Para Theodor Adorno, a questão da arte não pode ser separada da crítica radical da sociedade. Em um mundo onde a racionalidade instrumental transformou-se em irracionalidade total, onde o progresso técnico convive com a barbárie social, a arte emerge como um dos últimos refúgios do pensamento crítico, mas apenas enquanto mantiver sua negatividade essencial.
Essa negatividade não é uma simples recusa ou oposição ao existente. A arte verdadeira, para Adorno, é aquela que incorpora as contradições sociais em sua própria forma, sem resolvê-las em uma falsa harmonia. É por isso que a arte moderna, em seu hermetismo e dificuldade, é mais "verdadeira" que a arte facilmente consumível: ela resiste à integração na lógica da mercadoria. A "arte fácil", ao proporcionar um prazer sem esforço, torna-se cúmplice da dominação.
Mas como a arte pode resistir a essa tendência à mercantilização total? Para Adorno, essa resistência se dá através do que ele chama de "forma". A forma artística não é um mero invólucro do conteúdo, mas o meio pelo qual a arte processa e critica a realidade social. É na forma que se manifesta o "conteúdo de verdade" da obra de arte.
Tomemos o exemplo da música dodecafônica de Schoenberg, que Adorno considerava paradigmática. Sua recusa da tonalidade tradicional não é um mero experimento formal, mas uma resposta necessária à crise da subjetividade burguesa. A dissonância musical expressa a dissonância real da sociedade, recusando-se a oferecer a falsa reconciliação que a música comercial promete.

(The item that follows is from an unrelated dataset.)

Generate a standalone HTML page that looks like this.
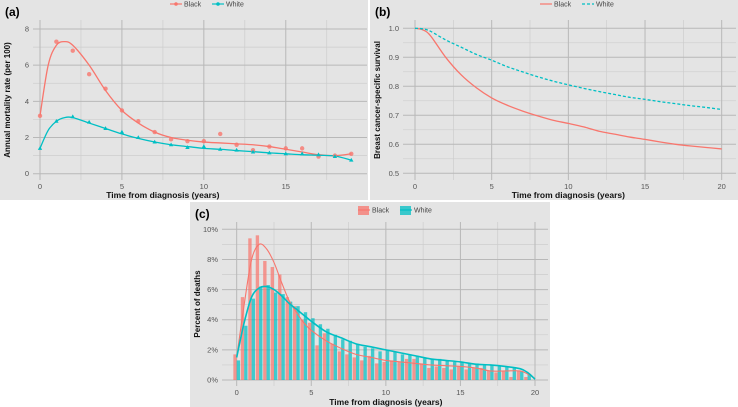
<!DOCTYPE html>
<html><head><meta charset="utf-8"><style>
body{margin:0;background:#fff;width:738px;height:407px;overflow:hidden;font-family:"Liberation Sans",sans-serif}
svg{position:absolute;left:0;top:0}
</style></head><body>
<svg id="s" width="738" height="407"></svg>
<script>
// ---- Panel (a) data
const aYears=[0,1,2,3,4,5,6,7,8,9,10,11,12,13,14,15,16,17,18,19];
const aBlackPts=[3.2,7.3,6.8,5.5,4.7,3.5,2.9,2.3,1.9,1.8,1.8,2.2,1.6,1.3,1.5,1.4,1.4,0.95,1.0,1.1];
const aWhitePts=[1.4,2.9,3.15,2.85,2.5,2.3,2.0,1.75,1.6,1.45,1.5,1.35,1.3,1.2,1.15,1.1,1.1,1.05,0.95,0.75];
const aFitX=[0,0.5,1,1.5,2,3,4,5,6,7,8,9,10,11,12,13,14,15,16,17,18,19];
const aBlackFit=[3.2,6.0,7.1,7.3,7.1,6.0,4.6,3.5,2.8,2.3,2.0,1.85,1.75,1.7,1.65,1.6,1.5,1.35,1.2,1.05,1.0,1.1];
const aWhiteFit=[1.4,2.4,2.9,3.1,3.1,2.8,2.5,2.2,1.95,1.75,1.6,1.5,1.4,1.35,1.28,1.22,1.15,1.1,1.05,1.02,0.98,0.75];
const aXTicks=[0,5,10,15];
const aYTicks=[0,2,4,6,8];
// ---- Panel (b) data
const bYears=[0,0.5,1,2,3,4,5,6,7,8,9,10,11,12,13,14,15,16,17,18,19,20];
const bBlack=[1,0.995,0.975,0.9,0.84,0.795,0.76,0.735,0.715,0.698,0.683,0.672,0.66,0.645,0.635,0.625,0.617,0.608,0.6,0.594,0.589,0.584];
const bWhite=[1,0.998,0.99,0.96,0.935,0.91,0.89,0.868,0.85,0.833,0.818,0.805,0.793,0.782,0.772,0.762,0.755,0.747,0.74,0.733,0.727,0.72];
const bXTicks=[0,5,10,15,20];
const bYTicks=[0.5,0.6,0.7,0.8,0.9,1.0];
// ---- Panel (c) data
const cBins=[0,0.5,1,1.5,2,2.5,3,3.5,4,4.5,5,5.5,6,6.5,7,7.5,8,8.5,9,9.5,10,10.5,11,11.5,12,12.5,13,13.5,14,14.5,15,15.5,16,16.5,17,17.5,18,18.5,19,19.5];
const cBlack=[1.7,5.5,9.4,9.6,7.9,7.5,7.0,5.5,4.9,4.0,3.8,2.3,3.1,2.4,1.9,1.7,1.5,1.3,1.6,1.1,1.2,1.3,1.2,1.4,1.4,1.1,0.8,0.9,0.8,0.7,0.9,0.7,0.8,0.8,0.6,0.5,0.6,0.2,0.6,0.2];
const cWhite=[1.3,3.6,5.4,6.2,6.3,5.8,5.7,5.2,4.9,4.5,4.1,3.7,3.4,3.0,2.7,2.6,2.4,2.2,2.1,1.9,2.0,1.9,1.7,1.7,1.6,1.5,1.4,1.4,1.3,1.2,1.2,1.1,1.1,1.0,1.0,0.9,0.9,0.8,0.6,0.4];
const cDensX=[0,0.5,1,1.5,2,2.5,3,3.5,4,4.5,5,6,7,8,9,10,11,12,13,14,15,16,17,18,19,19.5,20];
const cBlackDens=[1.5,5,8,9.0,8.7,7.8,6.5,5.3,4.5,3.8,3.3,2.6,2.1,1.7,1.5,1.3,1.2,1.1,1.0,0.95,0.9,0.8,0.6,0.6,0.6,0.4,0.1];
const cWhiteDens=[1.5,3.8,5.5,6.1,6.2,6.0,5.6,5.1,4.7,4.3,3.9,3.2,2.8,2.4,2.2,2.0,1.8,1.6,1.4,1.3,1.2,1.05,1.0,0.9,0.75,0.5,0.05];
const cXTicks=[0,5,10,15,20];
const cYTicks=[0,2,4,6,8,10];

const NS="http://www.w3.org/2000/svg";
const svg=document.getElementById('s');
const RED="#f8766d",TEAL="#00bfc4";
function el(tag,attrs,parent,txt){const e=document.createElementNS(NS,tag);for(const k in attrs)e.setAttribute(k,attrs[k]);if(txt!==undefined)e.textContent=txt;(parent||svg).appendChild(e);return e;}
function lin(d0,d1,r0,r1){return v=>r0+(v-d0)/(d1-d0)*(r1-r0);}
function smooth(pts){let d=`M${pts[0][0]},${pts[0][1]}`;for(let i=0;i<pts.length-1;i++){const p0=pts[i-1]||pts[i],p1=pts[i],p2=pts[i+1],p3=pts[i+2]||p2;d+=`C${p1[0]+(p2[0]-p0[0])/6},${p1[1]+(p2[1]-p0[1])/6} ${p2[0]-(p3[0]-p1[0])/6},${p2[1]-(p3[1]-p1[1])/6} ${p2[0]},${p2[1]}`;}return d;}

function panel(name,bx,by,bw,bh,px0,px1,py0,py1,xs,ys,xTicks,yTicks,xMinor,yMinor,yFmt,ytitle,label,tickY,titleY){
  const g=el('g',{},svg);
  
  
  el('rect',{x:bx,y:by,width:bw,height:bh,fill:'#e4e4e4'},g);
  xMinor.forEach(v=>el('line',{x1:xs(v),x2:xs(v),y1:py0,y2:py1,stroke:'#cdcdcd','stroke-width':0.7},g));
  yMinor.forEach(v=>el('line',{x1:px0,x2:px1,y1:ys(v),y2:ys(v),stroke:'#cdcdcd','stroke-width':0.7},g));
  xTicks.forEach(v=>{el('line',{x1:xs(v),x2:xs(v),y1:py0,y2:py1,stroke:'#b8b8b8','stroke-width':1},g);
    const t=el('text',{x:xs(v),y:tickY,'font-size':7.5,fill:'#555','text-anchor':'middle'},g,v);});
  yTicks.forEach(v=>{el('line',{x1:px0,x2:px1,y1:ys(v),y2:ys(v),stroke:'#b8b8b8','stroke-width':1},g);
    const t=el('text',{x:px0-4,y:ys(v)+2.5,'font-size':7.5,fill:'#555','text-anchor':'end'},g,yFmt(v));});
  const xt=el('text',{x:(xs(xTicks[0])+xs(xTicks[xTicks.length-1]))/2,y:titleY,'font-size':8.5,'font-weight':'bold',fill:'#111','text-anchor':'middle'},g,'Time from diagnosis (years)');
  
  const cy=(py0+py1)/2;
  const yt=el('text',{x:bx+10,y:cy,'font-size':8,'font-weight':'bold',fill:'#111','text-anchor':'middle',transform:`rotate(-90 ${bx+10} ${cy})`},g,ytitle);
  
  const lb=el('text',{x:bx+5,y:by+16,'font-size':12,'font-weight':'bold',fill:'#000'},g,label);
  
  return g;
}
function legend(g,x,y,items){
  items.forEach((it,i)=>{
    const lx=x+i*42;
    if(it.box){el('rect',{x:lx,y:y-4,width:11,height:9,fill:it.c,opacity:0.75},g);}
    el('line',{x1:lx,x2:lx+12,y1:y,y2:y,stroke:it.c,'stroke-width':1.2,'stroke-dasharray':it.dash||''},g);
    if(it.pt)el('circle',{cx:lx+6,cy:y,r:1.8,fill:it.c},g);
    const t=el('text',{x:lx+14,y:y+2.5,'font-size':7,fill:'#444'},g,it.n);
    
  });
}
// Panel A
{
const xs=lin(0,19,40,351.3), ys=lin(0,8,173.7,29);
const g=panel('panel-a-mortality',0,0,368,200,33,367,20,180,xs,ys,aXTicks,aYTicks,[2.5,7.5,12.5,17.5],[1,3,5,7],v=>v,'Annual mortality rate (per 100)','(a)',189,198);
[[aBlackFit,RED,'black'],[aWhiteFit,TEAL,'white']].forEach(([arr,c,n])=>{
  const p=el('path',{d:smooth(aFitX.map((x,i)=>[xs(x),ys(arr[i])])),fill:'none',stroke:c,'stroke-width':1.3},g);
  });
aYears.forEach((x,i)=>{
  const c=el('circle',{cx:xs(x),cy:ys(aBlackPts[i]),r:2.2,fill:RED,opacity:0.8},g);
  
  const t=el('path',{d:`M${xs(x)},${ys(aWhitePts[i])-2.3}l2.2,3.8h-4.4z`,fill:TEAL},g);
  });
legend(g,170,4,[{n:'Black',c:RED,pt:1},{n:'White',c:TEAL,pt:1}]);
}
// Panel B
{
const xs=lin(0,20,415,721.7), ys=lin(0.5,1,173.3,28.3);
const g=panel('panel-b-survival',370,0,368,200,403,736,20,180,xs,ys,bXTicks,bYTicks,[2.5,7.5,12.5,17.5],[0.55,0.65,0.75,0.85,0.95],v=>v.toFixed(1),'Breast cancer-specific survival','(b)',189,198);
const p1=el('path',{d:smooth(bYears.map((x,i)=>[xs(x),ys(bBlack[i])])),fill:'none',stroke:RED,'stroke-width':1.3},g);

const p2=el('path',{d:smooth(bYears.map((x,i)=>[xs(x),ys(bWhite[i])])),fill:'none',stroke:TEAL,'stroke-width':1.3,'stroke-dasharray':'3,2'},g);

legend(g,540,4,[{n:'Black',c:RED},{n:'White',c:TEAL,dash:'3,2'}]);
}
// Panel C
{
const xs=lin(0,20,236.7,535), ys=lin(0,10,380,229.3);
const g=panel('panel-c-deaths',190,202,360,205,222,548,222,386,xs,ys,cXTicks,cYTicks,[2.5,7.5,12.5,17.5],[1,3,5,7,9],v=>v+'%','Percent of deaths','(c)',395,405);
const bw=(xs(0.5)-xs(0))/2*0.9;
cBins.forEach((b,i)=>{
  const x0=xs(b);
  const r1=el('rect',{x:x0-bw,y:ys(cBlack[i]),width:bw,height:ys(0)-ys(cBlack[i]),fill:RED,opacity:0.72},g);
  
  const r2=el('rect',{x:x0,y:ys(cWhite[i]),width:bw,height:ys(0)-ys(cWhite[i]),fill:TEAL,opacity:0.72},g);
  });
const d1=el('path',{d:smooth(cDensX.map((x,i)=>[xs(x),ys(cBlackDens[i])])),fill:'none',stroke:RED,'stroke-width':1.1},g);

const d2=el('path',{d:smooth(cDensX.map((x,i)=>[xs(x),ys(cWhiteDens[i])])),fill:'none',stroke:TEAL,'stroke-width':1.6},g);

legend(g,358,210,[{n:'Black',c:RED,box:1},{n:'White',c:TEAL,box:1}]);
}
</script>
</body></html>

Essa ênfase na forma não significa, contudo, um formalismo vazio. Pelo contrário: para Adorno, a forma é o meio pelo qual a arte incorpora e processa o material histórico-social. A autonomia da arte (sua separação da vida prática) não é uma fuga da realidade, mas a condição de sua força crítica. É precisamente por não se submeter imediatamente às exigências da utilidade que a arte pode manter seu potencial utópico.
Mas esse potencial utópico não se realiza através de conteúdos positivos. A arte não mostra como o mundo deveria ser, mas revela, através de sua própria constituição, a falsidade do existente. Seu momento de verdade está em sua capacidade de dar voz ao sofrimento, de expressar o que é silenciado pela racionalidade dominante.
Isso explica por que, para Adorno, a arte moderna tende necessariamente ao obscuro e ao dissonante. Em um mundo falso, a harmonia se torna mentira. A arte verdadeira deve incorporar em si a violência da realidade social, não para celebrá-la, mas para expô-la em toda sua negatividade. O feio e o dissonante na arte são cicatrizes do sofrimento real.
A experiência estética, nesse sentido, é uma forma de conhecimento, mas um conhecimento que não se reduz a conceitos. A arte conhece a realidade criticamente, ao incorporar suas contradições sem resolvê-las. É um conhecimento que preserva o momento da não-identidade, que resiste à tendência do pensamento identificador de reduzir tudo ao mesmo.
Mas como pensar essa negatividade da arte em nossa época, quando até mesmo o mais radical parece ser rapidamente absorvido pelo mercado? Como manter o potencial crítico da arte quando a própria crítica se tornou uma mercadoria?
A resposta, seguindo o pensamento adorniano, não pode ser um retorno nostálgico a formas artísticas do passado, nem uma simples recusa da técnica moderna. A arte deve encontrar formas sempre novas de resistência, incorporando as contradições do presente sem sucumbir a elas. Sua tarefa é manter viva a possibilidade do diferente em um mundo que tende à homogeneização total.
Nesse sentido, o papel que a arte teria a cumprir se apresenta como a tarefa de manter viva a consciência da não-identidade, da possibilidade do outro. Afinal, não seria precisamente essa capacidade de negar o existente que continua fazendo da arte uma força vital para o pensamento crítico?